We have sen that trees are an efficient data structure for both searching and updating collections of data.
These can serve as the underlying data structure to implement associative containers like sets (collections of items with no duplicates) and maps (lookup “tables” that can search for data associated with keys).
Hashing is an alternative to trees for providing fast associative containers (sets and maps).
Hashing stored data in arrays (primarily), but does not store them in any predictable order, or even contiguously. Instead, hashing uses a special “hash function” to compute a desired location for any key we want to insert. If you don’t actually know the internal details of the hash function, its choices of locations would seem arbitrary, almost random.

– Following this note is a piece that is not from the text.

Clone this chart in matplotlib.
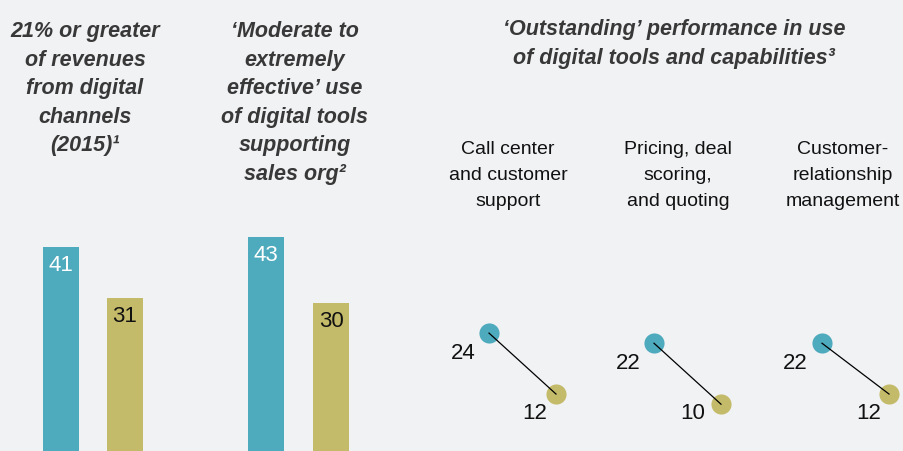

Nonetheless, it works, and in many cases works well. Hash tables can often store and search for data in O(1) average time.
By this point in the semester, you’ve learned a lot of algorithms. Many practical problems can be solved by direct application of these. But what do you do when faced with an unfamiliar problem, one for which none of the “canned” algorithms in your personal toolbox are suitable?
When you have to design your own algorithms, you should consider some of the common patterns or styles that are available to you. This lesson looks at these styles, many of which we have seen before, and a few new ones as well.
A priority queue is an ADT that allows us to repeatedly find and remove the largest (or smallest) item from a colleciton of data. They take their name from the idea that they implement a “queue” of items awaiting processing, but one in which some items have higher priority than others and so get to jump to the head of the line if nothing ahead has even higher priority.
Priority queues are generally implemented using heaps, a tree with very special ordering properties.
A graph is a collection of vertices (nodes) connected by edges in arbitrary fashion. Graphs are used to represent data relationships that are far more complicated than could be represented using trees or lists.